По мере приближения войны враждебность обеих стран нарастала. В 1941 году были перехвачены сообщения из Бангкока, Берлина, Буэнос-Айреса, Батавии (ныне Джакарта), Лондона, Москвы, Рима, Шанхая и Сингапура. Все они содержали недвусмысленные указания на то, что Япония готовится к войне. По иронии судьбы, свою лепту в общую картину вносил и Советский Союз. В отчаянной попытке избежать ведения войны на два фронта 13 апреля 1941 года Сталин подписал японско-советский пакт о нейтралитете. Подписание такого пакта развязало СССР руки для концентрации сил на западной границе, но Япония также получала свободу действий для ведения войны где угодно, кроме Сибири и Дальнего Востока. Индикаторы на панели оповещения об угрозе (если бы таковая существовала) стали загораться, и почти все из них были красными.

Относительно умеренный посол Номура был втянут в эту игру против своей воли, получив бесцеремонный приказ от министра иностранных дел Мацуоки, гласивший: «Создайте подпольную разведывательную сеть в Северной Америке для того, чтобы быть готовым к худшему». Американская разведка добросовестно передала это сообщение, но в отсутствие координационного органа оно быстро затерялось.

Оглядываясь назад, мы можем сказать, что Соединенные Штаты были шокированы не столько началом войны как таковой, сколько тем, как и где она началась. Однако и здесь власти США могли быть более прозорливыми. В их распоряжении были не только вопросник японского ВМФ, касающийся Перл-Харбора, и отвергнутая Гувером анкета абвера, но и ежедневные сообщения о воинственных заявлениях японцев во всех уголках Дальнего Востока.

Позже подтверждение агрессивных намерений японцев нашло отражение в так называемом сигнале «Кантон», перехваченном в середине лета 1941 года. В нем фигурировал перечень территорий, вошедших в орбиту печально известной «Великой восточноазиатской сферы взаимного процветания». Управление военно-морской разведки США, не отрицая правдивости источника, трактовало его содержание всего лишь как «перечень желаемых целей», «выражение намерений Токио», а вовсе не как список объектов для атаки (коим он в действительности являлся). Весомость других источников была столь же велика. Стоит упомянуть, например, сообщение британской резидентуры из Манилы от 3 декабря, адресованное главам военной и военно-морской разведки США в Гонолулу, о военных приготовлениях японцев и о том, что «Соединенные Штаты являются вероятной мишенью для нападения».
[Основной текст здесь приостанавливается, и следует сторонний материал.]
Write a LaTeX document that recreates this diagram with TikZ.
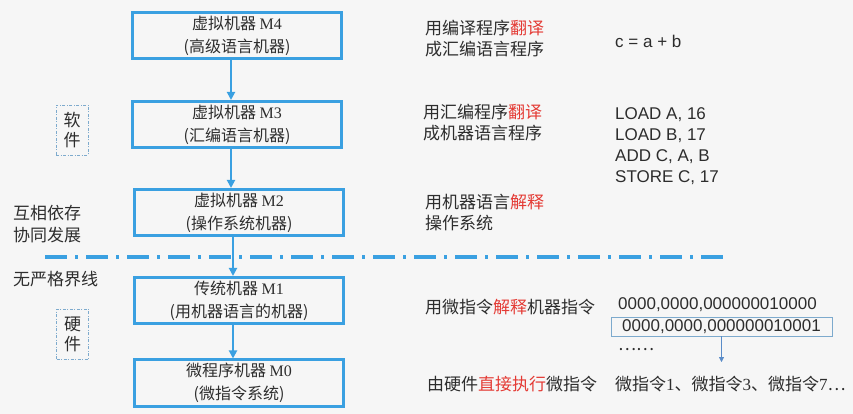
\documentclass[tikz,border=0pt]{standalone}
\usepackage{fontspec}
\setmainfont{Liberation Serif}
\setsansfont{Liberation Sans}
\newfontfamily\cjk{Noto Sans CJK SC}
\usetikzlibrary{arrows.meta}

\definecolor{boxblue}{RGB}{58,160,225}
\definecolor{txtgray}{RGB}{45,45,45}
\definecolor{hlred}{RGB}{228,58,52}
\definecolor{framegray}{RGB}{125,170,205}
\definecolor{steel}{RGB}{90,140,200}
\definecolor{paper}{RGB}{246,246,246}

\begin{document}
\begin{tikzpicture}[x=1pt, y=-1pt,
    machine/.style={draw=boxblue, line width=2.6pt, minimum width=209pt, minimum height=46.5pt,
        inner sep=0pt, align=center, text=txtgray, font=\cjk\fontsize{16}{23}\selectfont},
    note/.style={anchor=west, inner sep=0pt, align=left, text=txtgray,
        font=\cjk\fontsize{17}{21.5}\selectfont},
    code/.style={anchor=west, inner sep=0pt, align=left, text=txtgray,
        font=\sffamily\fontsize{17}{21}\selectfont},
    sidebox/.style={draw=framegray, thin, dash pattern=on 3pt off 1.5pt on 1pt off 1.5pt,
        minimum width=32pt, minimum height=50pt, align=center, text=txtgray,
        font=\cjk\fontsize{17}{20}\selectfont},
    flow/.style={draw=boxblue, line width=2.2pt, -{Triangle[length=8pt,width=8pt]}}]

    \useasboundingbox (0,0) rectangle (853,414);
    \fill[paper] (0,0) rectangle (853,414);

    % machine levels
    \node[machine] (m4) at (237,35.5) {虚拟机器 {\rmfamily M4}\\(高级语言机器)};
    \node[machine] (m3) at (237,124.5) {虚拟机器 {\rmfamily M3}\\(汇编语言机器)};
    \node[machine] (m2) at (239,212.5) {虚拟机器 {\rmfamily M2}\\(操作系统机器)};
    \node[machine] (m1) at (239,300.5) {传统机器 {\rmfamily M1}\\(用机器语言的机器)};
    \node[machine] (m0) at (239,383) {微程序机器 {\rmfamily M0}\\(微指令系统)};

    \draw[flow] ([xshift=-6pt]m4.south) -- ([xshift=-6pt]m3.north);
    \draw[flow] ([xshift=-6pt]m3.south) -- ([xshift=-8pt]m2.north);
    \draw[flow] ([xshift=-6pt]m2.south) -- ([xshift=-6pt]m1.north);
    \draw[flow] ([xshift=-6pt]m1.south) -- ([xshift=-6pt]m0.north);

    % software / hardware boundary
    \draw[boxblue, line width=3.5pt, dash pattern=on 22pt off 8pt on 3pt off 8pt] (45,257) -- (724,257);

    % left side
    \node[sidebox] (soft) at (72,130) {软\\件};
    \node[sidebox] (hard) at (72.5,334) {硬\\件};
    \node[note] (depend) at (13,224) {互相依存\\协同发展};
    \node[note] (noline) at (13,279) {无严格界线};

    % right side
    \node[note] (t4) at (425,38.5) {用编译程序\textcolor{hlred}{翻译}\\成汇编语言程序};
    \node[note] (t3) at (423,122.5) {用汇编程序\textcolor{hlred}{翻译}\\成机器语言程序};
    \node[note] (t2) at (425,212.5) {用机器语言\textcolor{hlred}{解释}\\操作系统};
    \node[note] (t1) at (425,307) {用微指令\textcolor{hlred}{解释}机器指令};
    \node[note] (t0) at (427,384) {由硬件\textcolor{hlred}{直接执行}微指令};

    \node[code] (c4) at (615,41) {c = a + b};
    \node[code] (c3) at (615,146.5) {LOAD A, 16\\LOAD B, 17\\ADD C, A, B\\STORE C, 17};
    \node[code] (bin1) at (618,305) {0000,0000,000000010000};
    \node[code, anchor=center, draw=framegray, thin, minimum width=221pt, minimum height=19pt]
        (bin2) at (721.5,326.5) {0000,0000,000000010001};
    \node[note] (dots) at (618,350) {……};
    \node[note] (micro) at (615,384) {微指令{\rmfamily 1}、微指令{\rmfamily 3}、微指令{\rmfamily 7}…};

    \coordinate (binend) at (721.5,362);
    \draw[steel, thin, -{Triangle[length=5pt,width=5pt]}] (bin2.south) -- (binend);
\end{tikzpicture}
\end{document}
Здесь мы должны задать себе два вопроса. Во-первых, назывался ли хотя бы в одном из подобных сообщений

Перл-Харбор в качестве конечной цели атаки? Во-вторых, был ли Перл-Харбор готов к отражению нападения, а если нет, то почему? (Строго говоря, ответ на второй вопрос не относится к компетенции разведки, но хорошо помогает понять реакцию американцев на японское нападение и заключительный акт катастрофы.)

Важно помнить, что для японцев собственно Перл-Харбор был второстепенной целью. Токийские стратеги рассматривали это нападение как воздушный блицкриг, призванный нейтрализовать американский флот, не дать ему противостоять настоящей атаке. Основным стремлением японцев было захватить ключевые экономические объекты в Юго-Восточной Азии. Как ни сложно в это поверить, Перл-Харбор не был главной мишенью японцев утром 7 декабря 1941 года. Простой обзор сил японцев, сосредоточенных в Тихоокеанском регионе в начале декабря, доказывает, что на нейтрализацию американского флота была направлена лишь малая их часть. С точки зрения геополитики атака на Перл-Харбор была столь же важна, сколь на Малайю и Филиппины, но с сугубо военной точки зрения была побочной операцией.

Данный факт, безусловно, является слегка шокирующим даже для специалистов. В конце концов, разве не Перл-Харбор вовлек Соединенные Штаты в европейский конфликт, превратив его во Вторую мировую войну? Однако в пользу нашего утверждения говорит даже не столько баланс вооруженных сил Японии, сколько планы ее военных стратегов. Главной задачей генштаба императорской армии была подготовка к стратегической оккупации. Это, вне всякого сомнения, служило лейтмотивом и перехваченных американцами и англичанами сообщений. Основная часть трафика была посвящена событиям в юго-восточной части Тихого океана, а интерес японского штаба к форпосту военно-морского флота США был минимальным, если вообще существовал.